People have access to more facts, but they don’t know what they mean or how to assemble them coherently so as to act on them effectively. This can actually disconnect people from reality.
Trends in prophecy
These and other trends underscored by Ban Ki-moon are setting the stage for events of the prophesied period called the time of the end.
The societal upheavals we see in so many places in the world will be a continuing source of contention and strife leading to violence of various degrees both within nations and between them.Jesus foretold that the time just before His return would see a massive increase in “wars and rumors of wars” (Matthew 24:6-7). This is certainly the case today, and the trend is sure to intensify further in coming years. Russia is reasserting itself. China seeks regional domination. The Middle East continues to be a powder keg with a short fuse.
The societal upheavals we see in so many places in the world will be a continuing source of contention and strife leading to violence of various degrees both within nations and between them.
Jesus also prophesied “pestilences,” epidemics of disease (Matthew 24:7). Health authorities around the world are, quite independently of any Bible understanding, preparing now against such plagues. This trend will also continue.
Many of the trends to which Mr. Ban alluded concern the way people think. Frustration, anger and alienation within a nation or concerning classes of its citizens stem from destructive modes of thinking. In large part because of the Internet, our thinking is becoming more shallow, more emotional and less reasonable.
A fascinating prophecy of the end time is found in 2 Timothy 3:1-5:
“This know also, that in the last days perilous times shall come. For men shall be lovers of their own selves, covetous, boasters, proud, blasphemers, disobedient to parents, unthankful, unholy, without natural affection, trucebreakers, false accusers, incontinent, fierce, despisers of those that are good, traitors, heady, highminded, lovers of pleasures more than lovers of God; having a form of godliness, but denying the power thereof: from such turn away” (King James Version).
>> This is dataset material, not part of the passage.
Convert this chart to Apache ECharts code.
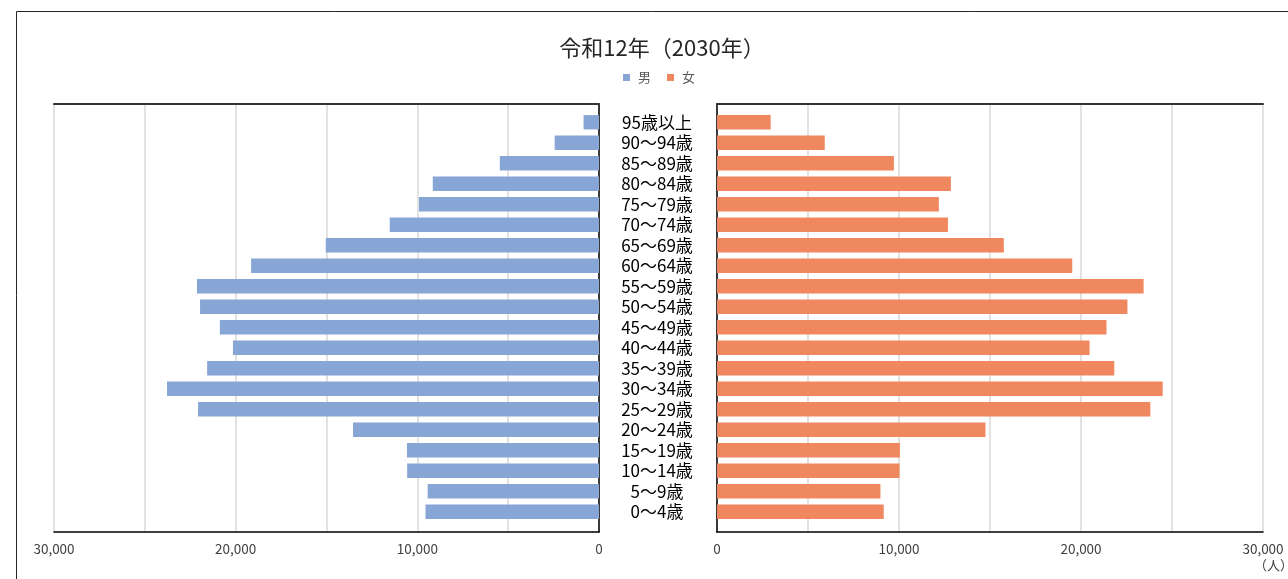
<!DOCTYPE html>
<html>
<head>
<meta charset="utf-8">
<script src="https://cdn.jsdelivr.net/npm/echarts@6/dist/echarts.min.js"></script>
<style>
  html, body { margin: 0; padding: 0; background: #fff; }
  #chart { width: 1288px; height: 579px; }
</style>
</head>
<body>
<div id="chart"></div>
<script>
// Age groups, listed from youngest (bottom) to oldest (top)
const ageGroups = ['0～4歳', '5～9歳', '10～14歳', '15～19歳', '20～24歳', '25～29歳', '30～34歳',
  '35～39歳', '40～44歳', '45～49歳', '50～54歳', '55～59歳', '60～64歳', '65～69歳',
  '70～74歳', '75～79歳', '80～84歳', '85～89歳', '90～94歳', '95歳以上'];

// Projected population (people) for 2030
const male = [9550, 9430, 10560, 10570, 13540, 22070, 23780, 21570, 20150, 20870,
  21960, 22130, 19150, 15040, 11520, 9910, 9150, 5460, 2440, 850];
const female = [9160, 8980, 10030, 10050, 14750, 23810, 24490, 21830, 20470, 21400,
  22550, 23440, 19520, 15760, 12690, 12190, 12850, 9720, 5920, 2950];

const seriesNames = ['男', '女'];
const axisMax = 30000;
const gridStep = 5000;
const labelStep = 10000;

const FONT = '"Noto Sans CJK JP", "Noto Sans", sans-serif';
const MALE_COLOR = '#87a5d5';
const FEMALE_COLOR = '#f0885f';

const tickLabel = v => (v % labelStep === 0 ? v.toLocaleString('en-US') : '');

// Frame grids carry the gridlines and axis lines, bar grids carry the bars
const frameLeft = { left: 54, width: 545, top: 104, height: 428 };
const frameRight = { left: 717, width: 546, top: 104, height: 428 };
const barLeft = { left: 54, width: 545, top: 112, height: 410 };
const barRight = { left: 717, width: 546, top: 112, height: 410 };

function frameX(gridIndex, inverse) {
  return [
    {
      type: 'value', gridIndex, inverse, min: 0, max: axisMax, interval: gridStep,
      position: 'bottom',
      axisLine: { show: true, onZero: false, lineStyle: { color: '#000', width: 1.5 } },
      axisTick: { show: false },
      axisLabel: { formatter: tickLabel, color: '#404040', fontSize: 13.5, fontFamily: FONT, margin: 10 },
      splitLine: { show: true, lineStyle: { color: '#d9d9d9', width: 1.5 } }
    },
    {
      type: 'value', gridIndex, inverse, min: 0, max: axisMax, position: 'top',
      axisLine: { show: true, onZero: false, lineStyle: { color: '#333', width: 2 } },
      axisTick: { show: false }, axisLabel: { show: false }, splitLine: { show: false }
    }
  ];
}

function frameY(gridIndex, position) {
  return {
    type: 'value', gridIndex, min: 0, max: 1, position,
    axisLine: { show: true, onZero: true, lineStyle: { color: '#000', width: 1.5 } },
    axisTick: { show: false }, axisLabel: { show: false }, splitLine: { show: false }
  };
}

function hiddenX(gridIndex, inverse) {
  return { type: 'value', gridIndex, inverse, min: 0, max: axisMax, show: false };
}

const option = {
  backgroundColor: '#fff',
  animation: false,
  title: {
    text: '令和12年（2030年）',
    left: 657, top: 32, textAlign: 'center',
    textStyle: { fontFamily: FONT, fontSize: 22, fontWeight: 'normal', color: '#262626' }
  },
  legend: {
    data: seriesNames,
    left: 618, top: 66,
    icon: 'rect', itemWidth: 7, itemHeight: 7, itemGap: 16,
    textStyle: { fontFamily: FONT, fontSize: 13, color: '#595959', padding: [0, 0, 0, 3] }
  },
  grid: [frameLeft, barLeft, frameRight, barRight],
  xAxis: [
    ...frameX(0, true),
    hiddenX(1, true),
    ...frameX(2, false),
    hiddenX(3, false)
  ],
  yAxis: [
    frameY(0, 'right'),
    { type: 'category', gridIndex: 1, data: ageGroups, show: false },
    frameY(2, 'left'),
    {
      type: 'category', gridIndex: 3, data: ageGroups, position: 'left',
      axisLine: { show: false }, axisTick: { show: false },
      axisLabel: {
        interval: 0, align: 'center', margin: 60, fontSize: 17, color: '#000',
        fontFamily: FONT, padding: [3, 0, 0, 0]
      }
    }
  ],
  series: [
    {
      name: seriesNames[0], type: 'bar', xAxisIndex: 2, yAxisIndex: 1,
      data: male, barWidth: '70%', itemStyle: { color: MALE_COLOR }
    },
    {
      name: seriesNames[1], type: 'bar', xAxisIndex: 5, yAxisIndex: 3,
      data: female, barWidth: '70%', itemStyle: { color: FEMALE_COLOR }
    }
  ],
  graphic: [
    {
      type: 'rect', silent: true, z: -1,
      shape: { x: 16.5, y: 11.5, width: 1400, height: 700 },
      style: { fill: null, stroke: '#262626', lineWidth: 1 }
    },
    {
      type: 'text', left: 1254, top: 559,
      style: { text: '（人）', fontFamily: FONT, fontSize: 13, fill: '#404040' }
    }
  ]
};

const chart = echarts.init(document.getElementById('chart'), null, { renderer: 'canvas' });
chart.setOption(option);
</script>
</body>
</html>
The selfishness, anger, betrayal, hedonism, amorality and violence that alarm the outgoing secretary-general today have long been prophesied. And the world scene will grow much worse before the situation improves.
Hope on the horizon
Mr. Ban finished his discourse with hope and confidence. He said, “A perfect world may be on the far horizon. But a route to a better world, a safer world, a more just world, is in each and every one of us.”
A perfect world is truly on the horizon, but the route to that world does not lie in the United Nations, or in any human being. In spite of the best efforts of well-intended people, they will not find the way to world harmony on their own.
God states, “The way of peace they have not known, and there is no justice in their ways; they have made themselves crooked paths; whoever takes that way shall not know peace” (Isaiah 59:8).
But with the return of Jesus Christ and the establishment of the Kingdom of God will come, through the gift of the Holy Spirit made available to all, a change in the heart of man. This amazing revolution will finally allow perfect peace on earth.
“I will give you a new heart and put a new spirit within you; I will take the heart of stone out of your flesh and give you a heart of flesh. I will put My Spirit within you and cause you to walk in My statutes, and you will keep My judgments and do them. Then you shall dwell in the land that I gave to your fathers; you shall be My people, and I will be your God” (Ezekiel 36:26-28).
Only then will the problems of humanity be resolved and the nations of the world truly be united.